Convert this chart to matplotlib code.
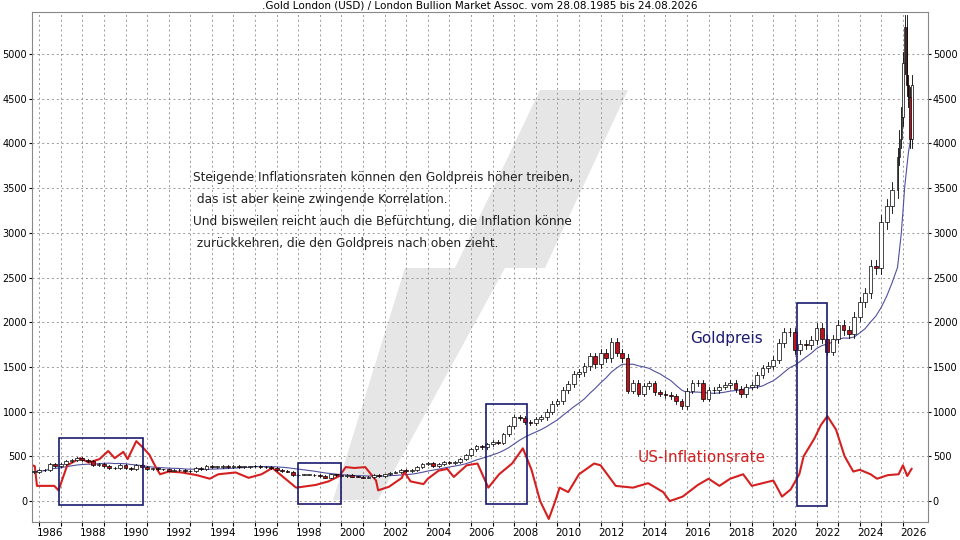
import numpy as np
import matplotlib
matplotlib.use("Agg")
import matplotlib.pyplot as plt
from matplotlib.patches import Rectangle, Polygon

# Gold closes (quarterly, then monthly at the end)
gold_dates = list(np.arange(1985.75, 2025.75, 0.25)) + [2025.75, 2025.83, 2025.92, 2026.0, 2026.08, 2026.17, 2026.25, 2026.33, 2026.42]
gold_close = [327,
    345, 345, 420, 390,  410, 450, 460, 485,  455, 450, 400, 410,  390, 370, 365, 400,
    370, 355, 400, 385,  355, 365, 355, 355,  340, 345, 350, 333,  335, 375, 355, 390,
    385, 385, 395, 383,  390, 385, 385, 387,  395, 383, 380, 370,  350, 335, 330, 290,
    295, 295, 295, 290,  280, 262, 300, 290,  278, 290, 273, 272,  260, 270, 290, 278,
    300, 318, 325, 345,  335, 345, 385, 415,  425, 395, 415, 438,  430, 435, 470, 515,
    580, 615, 600, 635,  665, 650, 745, 835,  935, 930, 880, 870,  915, 935, 1000, 1090,
    1115, 1245, 1305, 1420,  1440, 1505, 1620, 1530,  1660, 1600, 1775, 1660,  1600, 1235, 1325, 1200,
    1290, 1315, 1215, 1200,  1185, 1170, 1115, 1060,  1235, 1320, 1320, 1145,  1245, 1240, 1280, 1300,
    1325, 1250, 1195, 1280,  1295, 1410, 1485, 1515,  1580, 1770, 1890, 1890,  1690, 1760, 1740, 1800,
    1940, 1810, 1670, 1810,  1970, 1910, 1870, 2060,  2230, 2330, 2630, 2610,  3120, 3300, 3480,
    3850, 4050, 4300, 4900, 5300, 4650, 4520, 4050, 4650]

infl_dates = [1985.6, 1985.7, 1985.8, 1985.9, 1986.7, 1986.9, 1987.3, 1987.9, 1988.3, 1988.8, 1989.2, 1989.5,
              1989.9, 1990.1, 1990.5, 1990.8, 1991.1, 1991.4, 1991.6, 1992.0, 1992.6, 1993.3, 1993.9, 1994.3,
              1995.1, 1995.7, 1996.3, 1996.8, 1997.2, 1997.9, 1998.8, 1999.4, 1999.9, 2000.2, 2000.6, 2001.1,
              2001.6, 2001.7, 2002.2, 2002.8, 2002.9, 2003.2, 2003.8, 2004.0, 2004.5, 2004.9, 2005.2, 2005.8,
              2006.3, 2006.8, 2007.3, 2007.9, 2008.4, 2008.8, 2009.2, 2009.6, 2009.9, 2010.1, 2010.5, 2011.0,
              2011.7, 2012.0, 2012.7, 2013.5, 2014.2, 2014.9, 2015.2, 2015.8, 2016.5, 2017.0, 2017.5, 2018.0,
              2018.6, 2019.0, 2019.5, 2020.0, 2020.4, 2020.8, 2021.2, 2021.4, 2021.9, 2022.2, 2022.5, 2022.9,
              2023.3, 2023.7, 2024.0, 2024.5, 2024.8, 2025.3, 2025.8, 2026.0, 2026.2, 2026.4]
infl_vals = [320, 400, 390, 170, 170, 120, 400, 480, 430, 470, 560, 480,
             550, 470, 670, 600, 520, 380, 300, 330, 320, 290, 250, 300,
             320, 260, 300, 370, 290, 150, 180, 220, 280, 380, 370, 380,
             230, 120, 160, 260, 330, 220, 190, 250, 340, 360, 270, 400,
             420, 150, 300, 420, 590, 350, 0, -200, 0, 150, 100, 300,
             420, 400, 170, 150, 200, 100, 0, 50, 180, 250, 170, 250,
             300, 170, 200, 230, 50, 130, 300, 500, 700, 850, 950, 800,
             500, 330, 350, 300, 250, 290, 300, 400, 280, 360]

boxes = [(1986.9, -40, 1990.8, 710), (1998.0, -30, 2000.0, 430),
         (2006.7, -30, 2008.6, 1080), (2021.1, -50, 2022.5, 2210)]

fig = plt.figure(figsize=(9.6, 5.4), dpi=100)
ax = fig.add_axes([32/960, 18/540, 896/960, 510/540])

def fp(x, y):
    return (x/960, 1 - y/540)
for poly in ([(333, 500), (378, 500), (505, 268), (405, 268)],
             [(455, 268), (545, 268), (628, 90), (540, 90)]):
    ax.add_patch(Polygon([fp(*p) for p in poly], closed=True, transform=fig.transFigure,
                         facecolor="#e6e6e6", edgecolor="none", zorder=0.5, clip_on=False))

gd = np.array(gold_dates); gc = np.array(gold_close, dtype=float)
opens = np.r_[gc[0], gc[:-1]]
sp = np.r_[np.diff(gd), np.diff(gd)[-1]]
for i in range(len(gd)):
    o, c = opens[i], gc[i]
    hi, lo = max(o, c)*1.025, min(o, c)*0.975
    w = sp[i]*0.7
    ax.plot([gd[i], gd[i]], [lo, hi], color="black", lw=0.6, zorder=3)
    up = c >= o
    ax.add_patch(Rectangle((gd[i]-w/2, min(o, c)), w, max(abs(c-o), 5),
                           facecolor="white" if up else "#c0101a", edgecolor="black", lw=0.5, zorder=4))

ma = np.array([gc[max(0, i-11):i+1].mean() for i in range(len(gc))])
ax.plot(gd, ma, color="#5050a0", lw=0.8, zorder=2)
ax.plot(infl_dates, infl_vals, color="#d42020", lw=1.5, zorder=2)
for x0, y0, x1, y1 in boxes:
    ax.add_patch(Rectangle((x0, y0), x1-x0, y1-y0, fill=False, edgecolor="#1a1a6e", lw=1.2, zorder=5))

ax.set_xlim(1985.67, 2027.16)
ax.set_ylim(-234, 5469)
ax.set_yticks(range(0, 5001, 500))
ax.set_xticks(range(1986, 2027, 1))
ax.set_xticklabels([""]*41)
for y in range(1986, 2027, 2):
    ax.text(y + 0.5, -0.012, str(y), transform=ax.get_xaxis_transform(), ha="center", va="top", fontsize=7.5)
ax.tick_params(axis="y", which="both", labelleft=True, labelright=True, left=True, right=True,
               labelsize=7, pad=1, length=2.5)
ax.tick_params(axis="x", length=3)
ax.grid(True, color="#999999", ls=(0, (2, 3)), lw=0.7)
for s in ax.spines.values():
    s.set_color("#888888")

fig.text(0.5, 1 - 6/540, ".Gold London (USD) / London Bullion Market Assoc. vom 28.08.1985 bis 24.08.2026",
         ha="center", va="center", fontsize=7.5)
for txt, y in [("Steigende Inflationsraten können den Goldpreis höher treiben,", 178),
               (" das ist aber keine zwingende Korrelation.", 199),
               ("Und bisweilen reicht auch die Befürchtung, die Inflation könne", 222),
               (" zurückkehren, die den Goldpreis nach oben zieht.", 244)]:
    fig.text(193/960, 1 - y/540, txt, ha="left", va="center", fontsize=8.7, color="#222222")
fig.text(690/960, 1 - 339/540, "Goldpreis", fontsize=11, color="#1a1a6e", va="center")
fig.text(638/960, 1 - 457/540, "US-Inflationsrate", fontsize=11, color="#d42020", va="center")

fig.savefig("out.png", dpi=100)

REQUIREMENTS
Leave out the pictures, then repeat the listing above exactly from its first line to the line with "from matplotlib.patches import", inclusive.

TASK ANSWER
Convert this chart to matplotlib code.
import numpy as np
import matplotlib
matplotlib.use("Agg")
import matplotlib.pyplot as plt
from matplotlib.patches import Rectangle, Polygon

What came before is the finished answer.